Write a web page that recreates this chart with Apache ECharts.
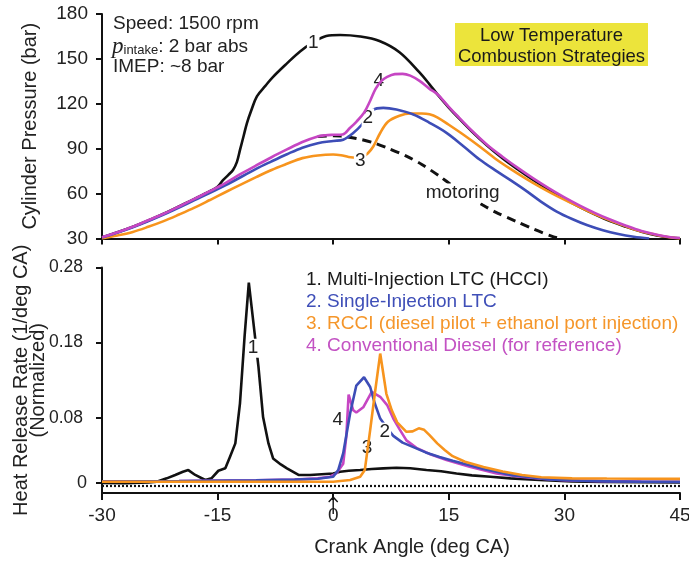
<!DOCTYPE html>
<html><head><meta charset="utf-8">
<script src="https://cdn.jsdelivr.net/npm/echarts@6/dist/echarts.min.js"></script>
<style>html,body{margin:0;padding:0;background:#fff}#c{width:689px;height:561px}</style>
</head><body><div id="c"></div>
<script>
const FONT = 'Liberation Sans, Arial, Helvetica, sans-serif';

// ---------- names / colours ----------
const seriesNames = [
  '1. Multi-Injection LTC (HCCI)',
  '2. Single-Injection LTC',
  '3. RCCI (diesel pilot + ethanol port injection)',
  '4. Conventional Diesel (for reference)'
];
const seriesColors = ['#111111', '#3d4db7', '#f7941d', '#c646c3'];
const legendColors = ['#1a1a1a', '#3f4fb8', '#f5962a', '#c352c3'];

// ---------- axes ----------
const xTickValues = [-30, -15, 0, 15, 30, 45];
const pTickValues = [30, 60, 90, 120, 150, 180];
const hrrZeroLevel = -0.0063;            // where the "0" label & dotted line sit
const hrrTickValues = [hrrZeroLevel, 0.08, 0.18, 0.28];

// ---------- top panel: cylinder pressure (bar) ----------
const cadMotoring = [-2, 0, 1, 3, 5.2, 7, 9.5, 11.5, 13.8, 15.5, 17, 19.4, 21, 23.8, 26, 28.5, 29.5];
const pMotoring   = [98.2, 98.6, 98.4, 96.8, 94, 90.5, 85, 79.5, 71.6, 65.2, 60, 52.4, 47.8, 41.3, 36.3, 31.3, 30.1];

const cadHCCI = [-30, -26, -22, -18, -16, -15, -14.3, -13.6, -13, -12.5, -12.1, -11.6, -11.2, -10.6, -9.9, -8.8, -7.8, -6, -4.3, -2.6, -0.9, 0.9, 3.5, 6, 8.6, 11.2, 12.5, 13.5, 15, 16, 18, 20, 22, 24, 26, 28, 30, 32, 34, 36, 38, 40, 42, 44, 45];
const pHCCI   = [30.7, 37.8, 46.5, 56.5, 61.6, 64.5, 69, 72.5, 75.8, 81, 89, 99, 107, 116, 125, 132, 138, 147, 155, 161, 165.3, 166, 165, 162, 154.5, 141, 133, 126.5, 117.5, 112, 101.5, 92, 83.5, 76, 69, 62.5, 56.5, 51, 46, 41.5, 37.8, 34.5, 32, 30.5, 30.2];

const cadSingle = [-30, -26, -22, -18, -14, -10, -8, -6, -4, -2, 0, 1.3, 2.6, 3.7, 5.2, 6.5, 8.2, 10.4, 12.5, 14.7, 16.9, 19, 21.2, 23, 25, 27, 29, 31, 33, 35, 37, 39, 41];
const pSingle   = [30.6, 37.5, 46, 55.6, 65.5, 76.5, 81.5, 86.3, 90.7, 93.7, 95.2, 96, 100.5, 106, 116, 117.3, 116.2, 112.9, 107.3, 100.6, 91.7, 82.8, 75, 69, 62, 54.5, 48, 43, 38.8, 35.5, 33, 31.2, 30];

const cadRCCI = [-30, -28, -26, -24, -22, -20, -18, -16, -14, -12, -10, -8, -6, -4, -2, 0, 1, 2, 3, 3.8, 4.5, 5.2, 6.1, 7.1, 8.6, 10, 11.5, 12.5, 13.5, 15, 17, 19, 21, 23, 25, 27, 29, 31, 33, 35, 37, 39, 41, 43, 45];
const pRCCI   = [30, 32, 34.4, 37.8, 41.6, 46, 50.6, 55.7, 60.9, 66, 71, 75.8, 79.9, 83.7, 85.5, 86.1, 85.6, 84.5, 84, 84.6, 87, 91.5, 100.5, 108, 112, 113.5, 113.5, 113, 111, 106, 99, 91.5, 83.5, 76.5, 70, 64, 58.5, 53.5, 48.5, 44, 40, 36.2, 33.5, 31.3, 30];

const cadDiesel = [-30, -28, -26, -24, -22, -20, -18, -16, -14, -12, -10, -8, -6, -4, -2, -1, 0, 1.2, 2.2, 3, 4, 4.8, 5.5, 6.3, 7, 8, 9, 10, 11.2, 12.5, 13.5, 15, 16, 18, 20, 22, 24, 26, 28, 30, 32, 34, 36, 38, 40, 42, 44, 45];
const pDiesel   = [30.8, 34.2, 37.8, 42.2, 46.5, 51.4, 56.5, 61.6, 67, 73.1, 78.8, 84.3, 89.5, 94.5, 98.2, 99, 99.3, 99.5, 104, 108, 114, 122, 130, 135.5, 138, 139.8, 140, 138.8, 135.3, 130, 126.5, 118, 112.5, 102, 92.5, 84.5, 77, 70, 63.5, 57.5, 52, 47, 42.5, 38.5, 35, 32.5, 30.7, 30.3];

// ---------- bottom panel: heat release rate (1/deg CA, normalized) ----------
const cadHrrHCCI = [-30, -27, -24, -22.9, -21.6, -20.5, -19.5, -18.8, -17.9, -16.6, -15.8, -14.9, -14, -13.4, -12.7, -12.1, -11.5, -10.95, -9.7, -9.1, -8.4, -7.8, -6.8, -6, -4.5, -3, -1.5, 0, 0.9, 2, 3.5, 5, 6.5, 8.2, 10, 12.1, 14, 16, 18, 20.4, 23, 26.8, 31, 35, 40, 45];
const hrrHCCI    = [-0.0065, -0.0068, -0.006, -0.005, -0.0005, 0.004, 0.0083, 0.0105, 0.004, -0.0027, -0.0005, 0.0096, 0.0128, 0.028, 0.046, 0.099, 0.188, 0.26, 0.148, 0.081, 0.046, 0.026, 0.018, 0.0128, 0.004, 0.004, 0.005, 0.006, 0.0083, 0.0095, 0.0105, 0.012, 0.0128, 0.0136, 0.013, 0.0105, 0.009, 0.006, 0.0035, 0.0016, -0.0005, -0.0027, -0.0045, -0.0052, -0.0056, -0.0058];

const cadHrrSingle = [-30, -20, -10, -5, -2, 0, 0.65, 1.3, 2.2, 3.0, 4.0, 4.8, 5.4, 6.1, 7, 7.8, 9, 10.4, 12, 13.8, 15.5, 17.7, 19.5, 21.2, 23, 25, 28, 32, 36, 40, 45];
const hrrSingle    = [-0.0048, -0.0042, -0.0032, -0.0022, -0.001, 0.0016, 0.0105, 0.033, 0.086, 0.123, 0.134, 0.121, 0.099, 0.079, 0.066, 0.056, 0.047, 0.041, 0.034, 0.028, 0.023, 0.017, 0.012, 0.0083, 0.004, 0.0016, -0.002, -0.0038, -0.0045, -0.005, -0.0052];

const cadHrrRCCI = [-30, -20, -10, -5, 0, 2.2, 3.5, 4.1, 4.8, 5.4, 6.1, 6.9, 7.6, 8.3, 9.5, 10.3, 11.1, 11.8, 12.5, 13.5, 14.5, 15.5, 17.1, 19.5, 22, 24.5, 27, 31, 35.5, 40, 45];
const hrrRCCI    = [-0.005, -0.005, -0.005, -0.005, -0.005, -0.0027, 0.0016, 0.0105, 0.064, 0.112, 0.1655, 0.112, 0.09, 0.074, 0.0614, 0.062, 0.066, 0.064, 0.057, 0.046, 0.037, 0.029, 0.0215, 0.0145, 0.0085, 0.004, 0.001, -0.0005, -0.0008, -0.001, -0.0012];

const cadHrrDiesel = [-30, -20, -10, -5, -2, -0.4, 0.4, 1.3, 1.7, 2.0, 2.6, 3.0, 3.9, 5.0, 6.1, 7.0, 7.8, 8.6, 9.5, 10.8, 12.5, 14.7, 17.7, 21.2, 24, 27, 30, 35, 40, 45];
const hrrDiesel    = [-0.0045, -0.004, -0.003, -0.002, -0.0005, 0.0016, 0.006, 0.019, 0.055, 0.111, 0.09, 0.087, 0.094, 0.1145, 0.108, 0.097, 0.079, 0.065, 0.05, 0.04, 0.032, 0.024, 0.015, 0.006, 0.002, -0.001, -0.003, -0.0042, -0.0048, -0.005];

// ---------- curve labels (data coordinates) ----------
const topLabels = [
  { series: 0, text: '1', at: [-2.6, 160.6] },
  { series: 1, text: '2', at: [4.5, 110.5] },
  { series: 2, text: '3', at: [3.5, 82.0] },
  { series: 3, text: '4', at: [5.9, 135.2] }
];
const motoringLabel = { text: 'motoring', at: [16.8, 60.4] };
const bottomLabels = [
  { series: 0, text: '1', at: [-10.4, 0.1726] },
  { series: 1, text: '2', at: [6.7, 0.061] },
  { series: 2, text: '3', at: [4.4, 0.0398] },
  { series: 3, text: '4', at: [0.6, 0.077] }
];

// ---------- annotations ----------
const noteLines = ['Speed: 1500 rpm', '{p|p}{s|intake}{t|: 2 bar abs}', 'IMEP: ~8 bar'];
const boxLines = ['Low Temperature', 'Combustion Strategies'];

function zip(xs, ys) { return xs.map((x, i) => [x, ys[i]]); }

const topData = [zip(cadHCCI, pHCCI), zip(cadSingle, pSingle), zip(cadRCCI, pRCCI), zip(cadDiesel, pDiesel)];
const bottomData = [zip(cadHrrHCCI, hrrHCCI), zip(cadHrrSingle, hrrSingle), zip(cadHrrRCCI, hrrRCCI), zip(cadHrrDiesel, hrrDiesel)];

const labelStyle = {
  show: true, position: 'inside', color: '#222', fontSize: 19, fontFamily: FONT,
  backgroundColor: '#fff', padding: [0, 1]
};
function mp(text, at) {
  return {
    coord: at, symbol: 'rect', symbolSize: 1,
    itemStyle: { color: 'rgba(0,0,0,0)' },
    label: Object.assign({}, labelStyle, { formatter: text })
  };
}

const axisLineStyle = { show: true, onZero: false, lineStyle: { color: '#111', width: 2 } };
const tickStyle = { show: true, length: 6, lineStyle: { color: '#111', width: 2 } };
const tickLabel = { color: '#222', fontSize: 19, fontFamily: FONT };

const series = [];
// motoring (dashed)
series.push({
  name: 'motoring', type: 'line', xAxisIndex: 0, yAxisIndex: 0, z: 1,
  data: zip(cadMotoring, pMotoring), smooth: 0.3, symbol: 'none',
  lineStyle: { color: '#111', width: 3, type: [9, 6] },
  markPoint: { silent: true, data: [mp(motoringLabel.text, motoringLabel.at)] }
});
const topOrder = [0, 2, 1, 3];
topOrder.forEach((i, k) => {
  series.push({
    name: seriesNames[i], type: 'line', xAxisIndex: 0, yAxisIndex: 0, z: 2 + k,
    data: topData[i], smooth: 0.35, symbol: 'none',
    lineStyle: { color: seriesColors[i], width: 2.6 },
    itemStyle: { color: seriesColors[i] },
    markPoint: { silent: true, data: topLabels.filter(l => l.series === i).map(l => mp(l.text, l.at)) }
  });
});
const bottomOrder = [0, 3, 1, 2];
bottomOrder.forEach((i, k) => {
  const s = {
    name: seriesNames[i], type: 'line', xAxisIndex: 1, yAxisIndex: 1, z: 2 + k,
    data: bottomData[i], smooth: false, symbol: 'none',
    lineStyle: { color: seriesColors[i], width: 2.6 },
    itemStyle: { color: seriesColors[i] },
    markPoint: { silent: true, data: bottomLabels.filter(l => l.series === i).map(l => mp(l.text, l.at)) }
  };
  if (i === 0) {
    s.markLine = {
      silent: true, symbol: 'none', z: 1,
      label: { show: false },
      lineStyle: { color: '#111', width: 2.2, type: [2, 2] },
      data: [{ yAxis: hrrZeroLevel }]
    };
    s.markPoint.data.push({
      coord: [0, -0.02], symbol: 'path://M5 0 L10 5.5 L9 6.5 L5.7 3 L5.7 18 L4.3 18 L4.3 3 L1 6.5 L0 5.5 Z',
      symbolSize: [10, 18], symbolOffset: [0, 12], itemStyle: { color: '#111' }, label: { show: false }
    });
  }
  series.push(s);
});

const option = {
  backgroundColor: '#fff',
  animation: false,
  textStyle: { fontFamily: FONT },
  grid: [
    { left: 102, top: 14, width: 578, height: 224.5, containLabel: false, outerBoundsMode: 'none' },
    { left: 102, top: 267.5, width: 578, height: 225.5, containLabel: false, outerBoundsMode: 'none' }
  ],
  xAxis: [
    { gridIndex: 0, type: 'value', min: -30, max: 45, interval: 15,
      axisLine: axisLineStyle, axisTick: tickStyle, axisLabel: { show: false }, splitLine: { show: false } },
    { gridIndex: 1, type: 'value', min: -30, max: 45, interval: 15,
      axisLine: axisLineStyle, axisTick: Object.assign({}, tickStyle, { length: 7 }),
      axisLabel: Object.assign({}, tickLabel, { margin: 13, customValues: xTickValues }), splitLine: { show: false },
      name: 'Crank Angle (deg CA)', nameLocation: 'middle', nameGap: 44, nameMoveOverlap: false,
      nameTextStyle: { color: '#222', fontSize: 20, fontFamily: FONT, padding: [0, 0, 0, 42] } }
  ],
  yAxis: [
    { gridIndex: 0, type: 'value', min: 30, max: 180, interval: 30,
      axisLine: axisLineStyle, axisTick: tickStyle,
      axisLabel: Object.assign({}, tickLabel, { margin: 14, customValues: pTickValues }), splitLine: { show: false },
      name: 'Cylinder Pressure (bar)', nameLocation: 'middle', nameGap: 62, nameMoveOverlap: false,
      nameTextStyle: { color: '#222', fontSize: 20, fontFamily: FONT } },
    { gridIndex: 1, type: 'value', min: -0.02, max: 0.28,
      axisLine: axisLineStyle,
      axisTick: Object.assign({}, tickStyle, { customValues: hrrTickValues }),
      axisLabel: Object.assign({}, tickLabel, { margin: 15, customValues: hrrTickValues,
        formatter: v => (v < 0.001 ? '{z|0}' : '{d|' + v.toFixed(2) + '}'),
        rich: {
          z: { fontSize: 18, fontFamily: FONT, color: '#222' },
          d: { fontSize: 17.5, fontFamily: FONT, color: '#222', padding: [0, 4, 0, 0] }
        } }),
      splitLine: { show: false },
      name: 'Heat Release Rate (1/deg CA)\n(Normalized)', nameLocation: 'middle', nameGap: 55, nameMoveOverlap: false,
      nameTextStyle: { color: '#222', fontSize: 20, lineHeight: 17, fontFamily: FONT } }
  ],
  legend: {
    orient: 'vertical', left: 296, top: 264, itemGap: 0, icon: 'none', itemWidth: 0, itemHeight: 14,
    selectedMode: false,
    textStyle: { fontSize: 19, lineHeight: 22, fontFamily: FONT },
    data: seriesNames.map((n, i) => ({ name: n, textStyle: { color: legendColors[i] } }))
  },
  graphic: [
    { type: 'text', left: 113, top: 14, style: { text: noteLines[0], font: '19px ' + FONT, fill: '#222' } },
    { type: 'text', left: 112, top: 35, style: {
        text: noteLines[1], fill: '#222',
        rich: {
          p: { fontFamily: 'Liberation Serif, serif', fontStyle: 'italic', fontSize: 23, fill: '#222' },
          s: { fontFamily: FONT, fontSize: 13, padding: [8, 0, 0, 0], fill: '#222' },
          t: { fontFamily: FONT, fontSize: 19, fill: '#222' }
        } } },
    { type: 'text', left: 113, top: 57, style: { text: noteLines[2], font: '19px ' + FONT, fill: '#222' } },
    { type: 'rect', left: 455, top: 23, shape: { width: 193, height: 43 }, style: { fill: '#ece43b' } },
    { type: 'text', x: 551.5, y: 25, style: {
        text: boxLines.join('\n'), font: '18.5px ' + FONT, fill: '#1a1a1a', align: 'center', verticalAlign: 'top', lineHeight: 21 } }
  ],
  series: series
};

const chart = echarts.init(document.getElementById('c'), null, { renderer: 'canvas' });
chart.setOption(option);
</script>
</body></html>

** TASK GOAL **
Everything from the first line of the listing above through the line that contains "const FONT = 'Liberation" is to be restated word for word, minus the pictures.

** SOLUTION **
Write a web page that recreates this chart with Apache ECharts.
<!DOCTYPE html>
<html><head><meta charset="utf-8">
<script src="https://cdn.jsdelivr.net/npm/echarts@6/dist/echarts.min.js"></script>
<style>html,body{margin:0;padding:0;background:#fff}#c{width:689px;height:561px}</style>
</head><body><div id="c"></div>
<script>
const FONT = 'Liberation Sans, Arial, Helvetica, sans-serif';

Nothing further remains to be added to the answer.